Judge James Boasberg of the U.S. District Court for the District of Columbia ruled Wednesday afternoon in two separate cases that the Trump administration didn’t consider whether the work requirements met the objective of Medicaid, which is to provide coverage to the poor.

Arkansas was the first in the nation to implement a work requirement program for Medicaid recipients, followed by Kentucky. More than 18,000 have reportedly lost coverage in Arkansas since the program took effect last summer.

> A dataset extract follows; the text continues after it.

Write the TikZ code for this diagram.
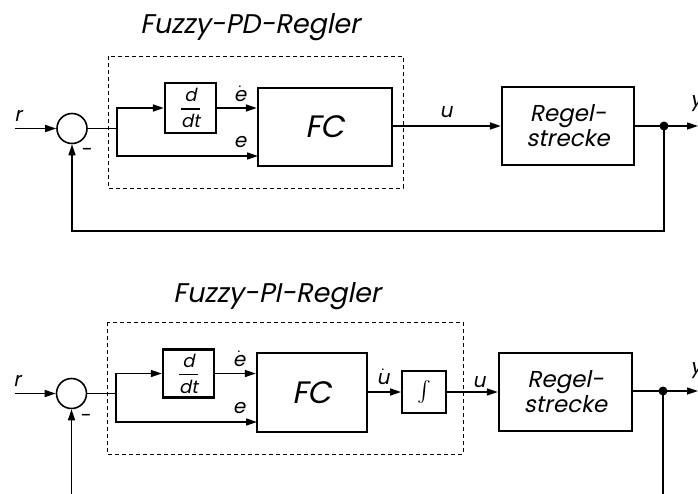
\documentclass[tikz,border=0pt]{standalone}
\usepackage{amsmath}
\usepackage{fontspec}
\newfontfamily\gf[FakeSlant=0.2]{Poppins}
\usetikzlibrary{arrows.meta,calc}
\begin{document}
\begin{tikzpicture}[x=1pt,y=-1pt,
  blk/.style={draw, line width=2.3pt, inner sep=0pt},
  wire/.style={line width=1.6pt},
  sig/.style={line width=1.6pt, -{Triangle[length=11pt,width=7pt]}},
  frame/.style={draw, line width=0.9pt, dash pattern=on 4pt off 3pt},
  lbl/.style={font=\gf\fontsize{20}{20}\selectfont, inner sep=0pt},
  ttl/.style={font=\gf\fontsize{27}{27}\selectfont, inner sep=0pt, anchor=base},
  fcs/.style={font=\gf\fontsize{31}{31}\selectfont},
  rss/.style={font=\gf\fontsize{23}{25}\selectfont, align=center},
  dds/.style={font=\gf\fontsize{18}{18}\selectfont},
  sumc/.style={draw, circle, line width=1.6pt, minimum size=30pt, inner sep=0pt},
  dot/.style={fill, circle, minimum size=9pt, inner sep=0pt}]
\useasboundingbox (0,0) rectangle (698,493);

% ---------------- top: Fuzzy-PD-Regler ----------------
\node[ttl] (t1) at (250,33) {Fuzzy-PD-Regler};
\draw[frame] (108,56) rectangle (403,188);
\node[sumc] (c1) at (72,128.5) {};
\node[blk, minimum width=51pt, minimum height=50pt, dds] (dd1) at (190.5,108) {$\genfrac{}{}{1.5pt}{0}{\mbox{d}}{\mbox{dt}}$};
\node[blk, minimum width=134pt, minimum height=78pt, fcs] (fc1) at (325,127) {FC};
\node[blk, minimum width=132pt, minimum height=78pt, rss] (rs1) at (568,126) {Regel-\\strecke};
\coordinate (rin1) at (15,128.5);
\coordinate (b1) at (117,128.5);
\coordinate (e1) at (258,156);
\coordinate (o1) at (664,126);
\coordinate (y1) at (698,126);
\coordinate (fb1) at (664,231);
\draw[sig] (rin1) -- (c1);
\draw[wire] (c1) -- (b1);
\draw[sig] (b1) |- (dd1.west);
\draw[sig] (b1) |- (e1);
\draw[sig] (dd1.east) -- (dd1.east -| fc1.west);
\draw[sig] (fc1.east |- o1) -- (rs1.west |- o1);
\draw[wire] (rs1.east |- o1) -- (o1);
\draw[sig] (o1) -- (y1);
\draw[sig] (o1) -- (fb1) -| (c1.south);
\node[dot] (d1) at (o1) {};
\node[lbl] (lr1) at (18,116) {r};
\node[lbl] (led1) at (240,94) {$\dot{\hbox{\gf e}}$};
\node[lbl] (le1) at (240,142) {e};
\node[lbl] (lu1) at (446,112) {u};
\node[lbl] (ly1) at (696,104) {y};
\node[lbl] (lm1) at (86,152) {-};

% ---------------- bottom: Fuzzy-PI-Regler ----------------
\node[ttl] (t2) at (277,302) {Fuzzy-PI-Regler};
\draw[frame] (107,322) rectangle (463,454);
\node[sumc] (c2) at (71.5,393.5) {};
\node[blk, minimum width=51pt, minimum height=48pt, dds] (dd2) at (188.5,373.5) {$\genfrac{}{}{1.5pt}{0}{\mbox{d}}{\mbox{dt}}$};
\node[blk, minimum width=110pt, minimum height=79pt, fcs] (fc2) at (312,392.5) {FC};
\node[blk, minimum width=44pt, minimum height=42pt, line width=1.8pt, font=\fontsize{22}{22}\selectfont] (in2) at (424,392) {$\int$};
\node[blk, minimum width=133pt, minimum height=78pt, rss] (rs2) at (565.5,392) {Regel-\\strecke};
\coordinate (rin2) at (15,393.5);
\coordinate (b2) at (116,393.5);
\coordinate (e2) at (257,422);
\coordinate (o2) at (663,391);
\coordinate (y2) at (698,391);
\coordinate (fb2) at (663,500);
\coordinate (fc2b) at (71.5,500);
\draw[sig] (rin2) -- (c2);
\draw[wire] (c2) -- (b2);
\draw[sig] (b2) |- (dd2.west);
\draw[sig] (b2) |- (e2);
\draw[sig] (dd2.east) -- (dd2.east -| fc2.west);
\draw[sig] (fc2.east |- in2) -- (in2.west);
\draw[sig] (in2.east) -- (rs2.west |- in2);
\draw[wire] (rs2.east |- o2) -- (o2);
\draw[sig] (o2) -- (y2);
\draw[wire] (o2) -- (fb2);
\draw[sig] (fc2b) -- (c2.south);
\node[dot] (d2) at (o2) {};
\node[lbl] (lr2) at (17,381) {r};
\node[lbl] (led2) at (239,359) {$\dot{\hbox{\gf e}}$};
\node[lbl] (le2) at (239,408) {e};
\node[lbl] (lud2) at (383,377) {$\dot{\hbox{\gf u}}$};
\node[lbl] (lu2) at (479,382) {u};
\node[lbl] (ly2) at (696,371) {y};
\node[lbl] (lm2) at (85,418) {-};
\end{tikzpicture}
\end{document}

Kentucky’s program has yet to take effect and has been rejected once before by Boasberg.

The Department of Health and Human Services, under the leadership of Secretary Alex Azar, approved the programs, arguing that it improves health outcomes by encouraging people to work.

Boasberg wrote in his decisions Wednesday that the Trump administration did not meet Medicaid’s purpose of providing health insurance to the needy.

Read more: Off the Rolls-Arkansas’ Medicaid Work Requirement 

“Rather than adequately addressing Kentucky HEALTH’s potential to cause loss of medical coverage, the secretary continues to press his contention that the program promotes his alternative proposed objectives of beneficiary health, financial independence and the fiscal sustainability of Medicaid,” Boasberg wrote in the Kentucky opinion.
In a statement released after Boasberg’s decision was announced, Gov. Asa Hutchinson expressed his disappointment.
“I am disappointed in the decision handed down late this afternoon,” Hutchinson said. “I have not yet had the opportunity to review the opinion in its entirety, but I plan to do so this evening and provide further comment tomorrow morning on the future of the Arkansas Works work requirement.”
The governor will hold a news conference on Thursday, March 28, at 11 a.m. to formally address the ruling.